**JOB**. Write out the entire listing below exactly as it appears, minus any pictures.

**DATA**.
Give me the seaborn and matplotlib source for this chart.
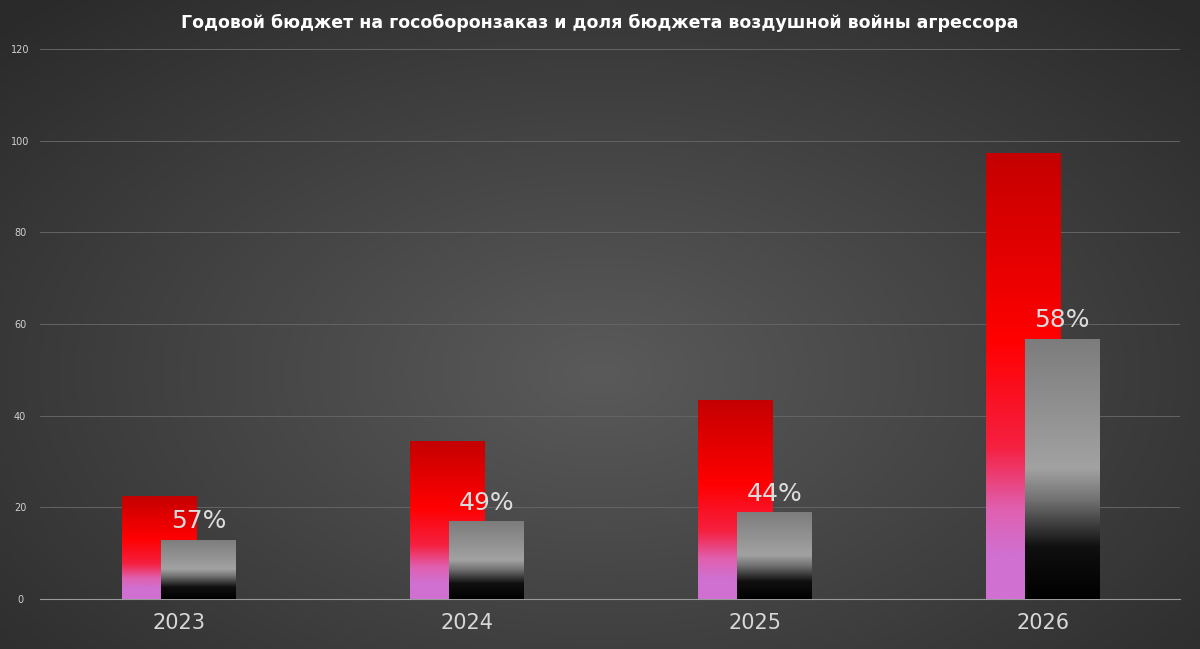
import matplotlib
matplotlib.use("Agg")
import matplotlib.pyplot as plt
import numpy as np
import pandas as pd
import seaborn as sns
from matplotlib.colors import LinearSegmentedColormap

years = ["2023", "2024", "2025", "2026"]
budget_total = [22.5, 34.5, 43.5, 97.4]
budget_air = [12.9, 17.0, 19.0, 56.8]
share_labels = ["57%", "49%", "44%", "58%"]
title = "Годовой бюджет на гособоронзаказ и доля бюджета воздушной войны агрессора"

df = pd.DataFrame({
    "year": years * 2,
    "value": budget_total + budget_air,
    "series": ["total"] * 4 + ["air"] * 4,
})

sns.set_style("dark")
plt.rcParams['font.family'] = ['DejaVu Sans']

fig = plt.figure(figsize=(12, 6.49), dpi=100)

# background: radial gradient, lighter near the upper centre
bg = fig.add_axes([0, 0, 1, 1], zorder=-10)
yy, xx = np.mgrid[-1:1:300j, -1:1:600j]
r = np.sqrt(xx ** 2 + ((yy - 0.15) * 0.9) ** 2)
bg_cmap = LinearSegmentedColormap.from_list("bg", ["#5a5a5a", "#424242", "#2a2a2a"])
bg.imshow(r, cmap=bg_cmap, aspect="auto", extent=[0, 1, 0, 1], vmin=0, vmax=1.4)
bg.axis("off")

ax = fig.add_axes([0.033, 0.077, 0.95, 0.8475])
ax.set_facecolor("none")

sns.barplot(data=df, x="year", y="value", hue="series", hue_order=["total", "air"],
            dodge=True, width=0.5, legend=False, ax=ax)

red_cmap = LinearSegmentedColormap.from_list(
    "red", [(0, "#c40000"), (0.42, "#ff0000"), (0.66, "#f52040"), (0.8, "#e060b0"),
            (0.9, "#d070d0"), (1, "#d070d0")])
grey_cmap = LinearSegmentedColormap.from_list(
    "grey", [(0, "#7c7c7c"), (0.5, "#a2a2a2"), (0.62, "#727272"), (0.8, "#101010"),
             (1, "#000000")])

grad = np.linspace(0, 1, 256).reshape(-1, 1)
width = 0.26
offsets = [-0.068, 0.067]
for k, (cont, cmap) in enumerate(zip(ax.containers, [red_cmap, grey_cmap])):
    for i, bar in enumerate(cont):
        cx = i + offsets[k]
        h = bar.get_height()
        bar.set_x(cx - width / 2)
        bar.set_width(width)
        bar.set_facecolor("none")
        bar.set_edgecolor("none")
        im = ax.imshow(grad, cmap=cmap, aspect="auto", zorder=2 + k,
                       extent=[cx - width / 2, cx + width / 2, 0, h])
        im.set_clip_path(bar)
        if k == 1:
            ax.text(cx, h + 1.4, share_labels[i], ha="center", va="bottom",
                    color="#dcdcdc", fontsize=18, zorder=5)

ax.set_xlim(-0.486, 3.476)
ax.set_ylim(0, 120)
ax.set_yticks(range(0, 121, 20))
ax.yaxis.grid(True, color="#646464", linewidth=0.7)
ax.xaxis.grid(False)
ax.set_axisbelow(True)
for s in ["top", "right", "left"]:
    ax.spines[s].set_visible(False)
ax.spines["bottom"].set_color("#9a9a9a")
ax.spines["bottom"].set_linewidth(0.8)
ax.tick_params(axis="y", colors="#d0d0d0", labelsize=7, length=0, pad=14)
ax.tick_params(axis="x", colors="#d8d8d8", labelsize=15, length=0, pad=10)
for lab in ax.get_yticklabels():
    lab.set_horizontalalignment("center")
ax.set_xlabel("")
ax.set_ylabel("")

fig.text(0.5, 0.965, title, ha="center", va="center", color="white",
         fontsize=12.5, fontweight="bold")

fig.savefig("out.png", dpi=100)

**RESPONSE FOR THIS EXERCISE**.
Give me the seaborn and matplotlib source for this chart.
import matplotlib
matplotlib.use("Agg")
import matplotlib.pyplot as plt
import numpy as np
import pandas as pd
import seaborn as sns
from matplotlib.colors import LinearSegmentedColormap

years = ["2023", "2024", "2025", "2026"]
budget_total = [22.5, 34.5, 43.5, 97.4]
budget_air = [12.9, 17.0, 19.0, 56.8]
share_labels = ["57%", "49%", "44%", "58%"]
title = "Годовой бюджет на гособоронзаказ и доля бюджета воздушной войны агрессора"

df = pd.DataFrame({
    "year": years * 2,
    "value": budget_total + budget_air,
    "series": ["total"] * 4 + ["air"] * 4,
})

sns.set_style("dark")
plt.rcParams['font.family'] = ['DejaVu Sans']

fig = plt.figure(figsize=(12, 6.49), dpi=100)

# background: radial gradient, lighter near the upper centre
bg = fig.add_axes([0, 0, 1, 1], zorder=-10)
yy, xx = np.mgrid[-1:1:300j, -1:1:600j]
r = np.sqrt(xx ** 2 + ((yy - 0.15) * 0.9) ** 2)
bg_cmap = LinearSegmentedColormap.from_list("bg", ["#5a5a5a", "#424242", "#2a2a2a"])
bg.imshow(r, cmap=bg_cmap, aspect="auto", extent=[0, 1, 0, 1], vmin=0, vmax=1.4)
bg.axis("off")

ax = fig.add_axes([0.033, 0.077, 0.95, 0.8475])
ax.set_facecolor("none")

sns.barplot(data=df, x="year", y="value", hue="series", hue_order=["total", "air"],
            dodge=True, width=0.5, legend=False, ax=ax)

red_cmap = LinearSegmentedColormap.from_list(
    "red", [(0, "#c40000"), (0.42, "#ff0000"), (0.66, "#f52040"), (0.8, "#e060b0"),
            (0.9, "#d070d0"), (1, "#d070d0")])
grey_cmap = LinearSegmentedColormap.from_list(
    "grey", [(0, "#7c7c7c"), (0.5, "#a2a2a2"), (0.62, "#727272"), (0.8, "#101010"),
             (1, "#000000")])

grad = np.linspace(0, 1, 256).reshape(-1, 1)
width = 0.26
offsets = [-0.068, 0.067]
for k, (cont, cmap) in enumerate(zip(ax.containers, [red_cmap, grey_cmap])):
    for i, bar in enumerate(cont):
        cx = i + offsets[k]
        h = bar.get_height()
        bar.set_x(cx - width / 2)
        bar.set_width(width)
        bar.set_facecolor("none")
        bar.set_edgecolor("none")
        im = ax.imshow(grad, cmap=cmap, aspect="auto", zorder=2 + k,
                       extent=[cx - width / 2, cx + width / 2, 0, h])
        im.set_clip_path(bar)
        if k == 1:
            ax.text(cx, h + 1.4, share_labels[i], ha="center", va="bottom",
                    color="#dcdcdc", fontsize=18, zorder=5)

ax.set_xlim(-0.486, 3.476)
ax.set_ylim(0, 120)
ax.set_yticks(range(0, 121, 20))
ax.yaxis.grid(True, color="#646464", linewidth=0.7)
ax.xaxis.grid(False)
ax.set_axisbelow(True)
for s in ["top", "right", "left"]:
    ax.spines[s].set_visible(False)
ax.spines["bottom"].set_color("#9a9a9a")
ax.spines["bottom"].set_linewidth(0.8)
ax.tick_params(axis="y", colors="#d0d0d0", labelsize=7, length=0, pad=14)
ax.tick_params(axis="x", colors="#d8d8d8", labelsize=15, length=0, pad=10)
for lab in ax.get_yticklabels():
    lab.set_horizontalalignment("center")
ax.set_xlabel("")
ax.set_ylabel("")

fig.text(0.5, 0.965, title, ha="center", va="center", color="white",
         fontsize=12.5, fontweight="bold")

fig.savefig("out.png", dpi=100)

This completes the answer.